Exercise requirements> Your copy should be exact, beginning at the line containing "Output the LaTeX" and ending at the line containing "(lei3) at (634,580)", with both lines kept and every picture dropped.

Exercise input>
☆ ☆ ☆ ☆ ☆ ☆ ☆
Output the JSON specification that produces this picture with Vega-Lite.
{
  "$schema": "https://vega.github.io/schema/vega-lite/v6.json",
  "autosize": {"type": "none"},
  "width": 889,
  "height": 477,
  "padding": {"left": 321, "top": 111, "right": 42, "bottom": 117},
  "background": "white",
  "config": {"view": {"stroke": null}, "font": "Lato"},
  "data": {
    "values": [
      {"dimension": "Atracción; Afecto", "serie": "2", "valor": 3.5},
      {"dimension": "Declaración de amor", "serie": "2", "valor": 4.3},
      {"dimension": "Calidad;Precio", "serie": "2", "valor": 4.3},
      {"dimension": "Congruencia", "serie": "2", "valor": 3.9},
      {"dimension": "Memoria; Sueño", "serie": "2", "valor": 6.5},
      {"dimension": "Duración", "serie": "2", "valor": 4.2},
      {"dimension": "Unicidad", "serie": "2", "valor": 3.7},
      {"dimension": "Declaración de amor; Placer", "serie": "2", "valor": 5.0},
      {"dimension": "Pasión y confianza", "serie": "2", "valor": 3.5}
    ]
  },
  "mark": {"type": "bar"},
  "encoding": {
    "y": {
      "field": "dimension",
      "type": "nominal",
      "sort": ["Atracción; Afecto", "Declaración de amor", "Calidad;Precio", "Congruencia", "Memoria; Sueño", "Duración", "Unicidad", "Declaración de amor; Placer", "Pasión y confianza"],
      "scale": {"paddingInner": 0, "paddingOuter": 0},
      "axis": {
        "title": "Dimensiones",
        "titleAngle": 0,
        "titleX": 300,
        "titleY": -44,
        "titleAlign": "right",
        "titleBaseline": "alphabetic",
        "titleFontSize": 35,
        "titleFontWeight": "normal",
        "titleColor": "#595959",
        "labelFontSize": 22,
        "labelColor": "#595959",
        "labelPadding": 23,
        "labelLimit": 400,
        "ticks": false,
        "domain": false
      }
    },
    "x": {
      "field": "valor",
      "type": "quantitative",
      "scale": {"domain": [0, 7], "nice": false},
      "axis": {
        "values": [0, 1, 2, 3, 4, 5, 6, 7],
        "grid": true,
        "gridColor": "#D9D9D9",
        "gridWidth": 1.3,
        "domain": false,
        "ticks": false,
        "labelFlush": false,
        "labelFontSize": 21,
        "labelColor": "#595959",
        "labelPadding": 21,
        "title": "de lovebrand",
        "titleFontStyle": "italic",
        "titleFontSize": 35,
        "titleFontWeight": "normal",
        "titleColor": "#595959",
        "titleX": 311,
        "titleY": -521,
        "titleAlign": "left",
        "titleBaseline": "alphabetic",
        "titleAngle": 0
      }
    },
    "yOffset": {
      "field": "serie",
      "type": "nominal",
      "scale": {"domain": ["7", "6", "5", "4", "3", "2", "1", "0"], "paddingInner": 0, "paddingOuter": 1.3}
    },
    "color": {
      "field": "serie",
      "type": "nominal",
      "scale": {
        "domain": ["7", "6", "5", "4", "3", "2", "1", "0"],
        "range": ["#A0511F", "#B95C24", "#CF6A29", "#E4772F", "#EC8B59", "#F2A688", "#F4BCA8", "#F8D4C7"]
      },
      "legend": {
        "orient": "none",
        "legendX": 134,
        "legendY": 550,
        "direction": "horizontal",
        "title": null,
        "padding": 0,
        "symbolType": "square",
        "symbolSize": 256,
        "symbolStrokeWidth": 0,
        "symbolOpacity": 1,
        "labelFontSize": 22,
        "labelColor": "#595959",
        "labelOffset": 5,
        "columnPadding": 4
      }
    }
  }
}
☆ ☆ ☆ ☆ ☆ ☆ ☆
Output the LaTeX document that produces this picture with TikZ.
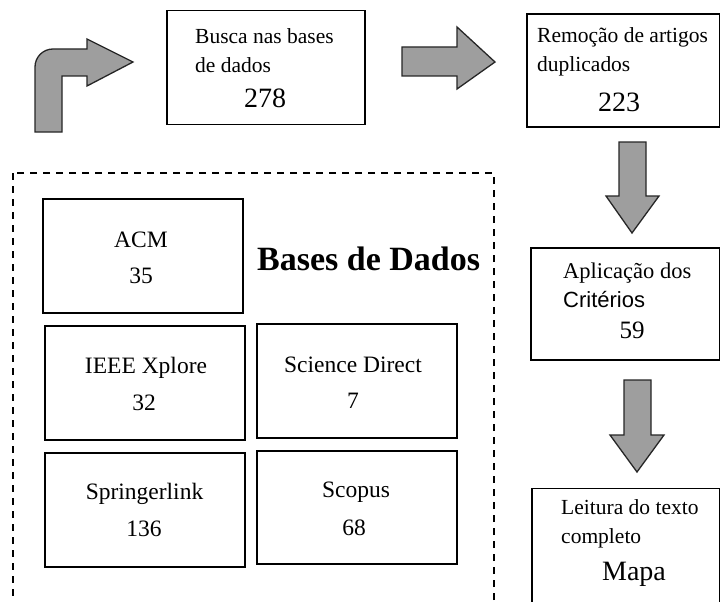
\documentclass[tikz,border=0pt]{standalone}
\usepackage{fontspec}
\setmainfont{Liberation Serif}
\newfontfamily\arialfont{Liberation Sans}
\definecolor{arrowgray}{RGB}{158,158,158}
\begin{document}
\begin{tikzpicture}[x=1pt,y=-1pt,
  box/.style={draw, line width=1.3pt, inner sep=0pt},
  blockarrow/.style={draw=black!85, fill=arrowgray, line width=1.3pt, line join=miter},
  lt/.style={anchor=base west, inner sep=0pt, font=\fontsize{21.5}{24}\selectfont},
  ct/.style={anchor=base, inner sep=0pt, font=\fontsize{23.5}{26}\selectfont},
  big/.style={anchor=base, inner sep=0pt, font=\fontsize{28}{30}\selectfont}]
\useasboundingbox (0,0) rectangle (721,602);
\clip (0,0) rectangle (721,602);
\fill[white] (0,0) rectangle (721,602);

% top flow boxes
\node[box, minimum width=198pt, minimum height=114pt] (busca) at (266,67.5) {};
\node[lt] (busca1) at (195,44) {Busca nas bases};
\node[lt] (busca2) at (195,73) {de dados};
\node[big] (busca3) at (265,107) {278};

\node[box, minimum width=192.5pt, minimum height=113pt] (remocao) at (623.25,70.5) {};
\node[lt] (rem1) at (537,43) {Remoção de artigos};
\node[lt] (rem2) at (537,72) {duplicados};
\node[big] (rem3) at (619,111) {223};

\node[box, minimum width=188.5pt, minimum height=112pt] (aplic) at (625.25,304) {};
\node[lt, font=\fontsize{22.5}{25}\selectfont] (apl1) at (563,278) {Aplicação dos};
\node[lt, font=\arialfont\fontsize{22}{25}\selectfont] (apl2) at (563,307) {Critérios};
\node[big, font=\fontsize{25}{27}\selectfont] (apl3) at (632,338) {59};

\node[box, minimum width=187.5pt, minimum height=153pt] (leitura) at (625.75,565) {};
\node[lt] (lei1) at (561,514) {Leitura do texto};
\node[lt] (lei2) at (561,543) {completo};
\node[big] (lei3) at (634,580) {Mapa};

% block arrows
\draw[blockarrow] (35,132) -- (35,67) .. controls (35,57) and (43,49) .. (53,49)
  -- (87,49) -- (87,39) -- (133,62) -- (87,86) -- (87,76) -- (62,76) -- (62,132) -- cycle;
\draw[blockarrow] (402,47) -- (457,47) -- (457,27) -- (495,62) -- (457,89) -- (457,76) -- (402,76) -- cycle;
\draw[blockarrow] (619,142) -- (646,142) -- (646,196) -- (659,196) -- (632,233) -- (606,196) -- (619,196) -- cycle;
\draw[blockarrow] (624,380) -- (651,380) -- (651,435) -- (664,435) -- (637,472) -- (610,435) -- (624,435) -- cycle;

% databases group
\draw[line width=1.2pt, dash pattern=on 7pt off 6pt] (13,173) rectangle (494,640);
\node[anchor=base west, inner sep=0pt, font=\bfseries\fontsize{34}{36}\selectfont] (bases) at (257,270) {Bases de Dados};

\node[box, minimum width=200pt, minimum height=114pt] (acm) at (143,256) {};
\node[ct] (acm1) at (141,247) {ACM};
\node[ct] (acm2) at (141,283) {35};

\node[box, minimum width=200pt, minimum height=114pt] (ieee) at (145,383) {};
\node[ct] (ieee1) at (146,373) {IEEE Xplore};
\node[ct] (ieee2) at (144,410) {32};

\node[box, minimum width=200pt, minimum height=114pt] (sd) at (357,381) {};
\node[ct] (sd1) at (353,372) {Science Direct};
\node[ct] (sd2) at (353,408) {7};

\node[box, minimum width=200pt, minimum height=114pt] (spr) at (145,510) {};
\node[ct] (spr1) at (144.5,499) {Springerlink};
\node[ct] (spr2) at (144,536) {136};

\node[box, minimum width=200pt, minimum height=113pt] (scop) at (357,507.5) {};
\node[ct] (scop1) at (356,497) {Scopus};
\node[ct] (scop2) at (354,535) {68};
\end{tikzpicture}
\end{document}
☆ ☆ ☆ ☆ ☆ ☆ ☆
Exercise solution>
Output the LaTeX document that produces this picture with TikZ.
\documentclass[tikz,border=0pt]{standalone}
\usepackage{fontspec}
\setmainfont{Liberation Serif}
\newfontfamily\arialfont{Liberation Sans}
\definecolor{arrowgray}{RGB}{158,158,158}
\begin{document}
\begin{tikzpicture}[x=1pt,y=-1pt,
  box/.style={draw, line width=1.3pt, inner sep=0pt},
  blockarrow/.style={draw=black!85, fill=arrowgray, line width=1.3pt, line join=miter},
  lt/.style={anchor=base west, inner sep=0pt, font=\fontsize{21.5}{24}\selectfont},
  ct/.style={anchor=base, inner sep=0pt, font=\fontsize{23.5}{26}\selectfont},
  big/.style={anchor=base, inner sep=0pt, font=\fontsize{28}{30}\selectfont}]
\useasboundingbox (0,0) rectangle (721,602);
\clip (0,0) rectangle (721,602);
\fill[white] (0,0) rectangle (721,602);

% top flow boxes
\node[box, minimum width=198pt, minimum height=114pt] (busca) at (266,67.5) {};
\node[lt] (busca1) at (195,44) {Busca nas bases};
\node[lt] (busca2) at (195,73) {de dados};
\node[big] (busca3) at (265,107) {278};

\node[box, minimum width=192.5pt, minimum height=113pt] (remocao) at (623.25,70.5) {};
\node[lt] (rem1) at (537,43) {Remoção de artigos};
\node[lt] (rem2) at (537,72) {duplicados};
\node[big] (rem3) at (619,111) {223};

\node[box, minimum width=188.5pt, minimum height=112pt] (aplic) at (625.25,304) {};
\node[lt, font=\fontsize{22.5}{25}\selectfont] (apl1) at (563,278) {Aplicação dos};
\node[lt, font=\arialfont\fontsize{22}{25}\selectfont] (apl2) at (563,307) {Critérios};
\node[big, font=\fontsize{25}{27}\selectfont] (apl3) at (632,338) {59};

\node[box, minimum width=187.5pt, minimum height=153pt] (leitura) at (625.75,565) {};
\node[lt] (lei1) at (561,514) {Leitura do texto};
\node[lt] (lei2) at (561,543) {completo};
\node[big] (lei3) at (634,580) {Mapa};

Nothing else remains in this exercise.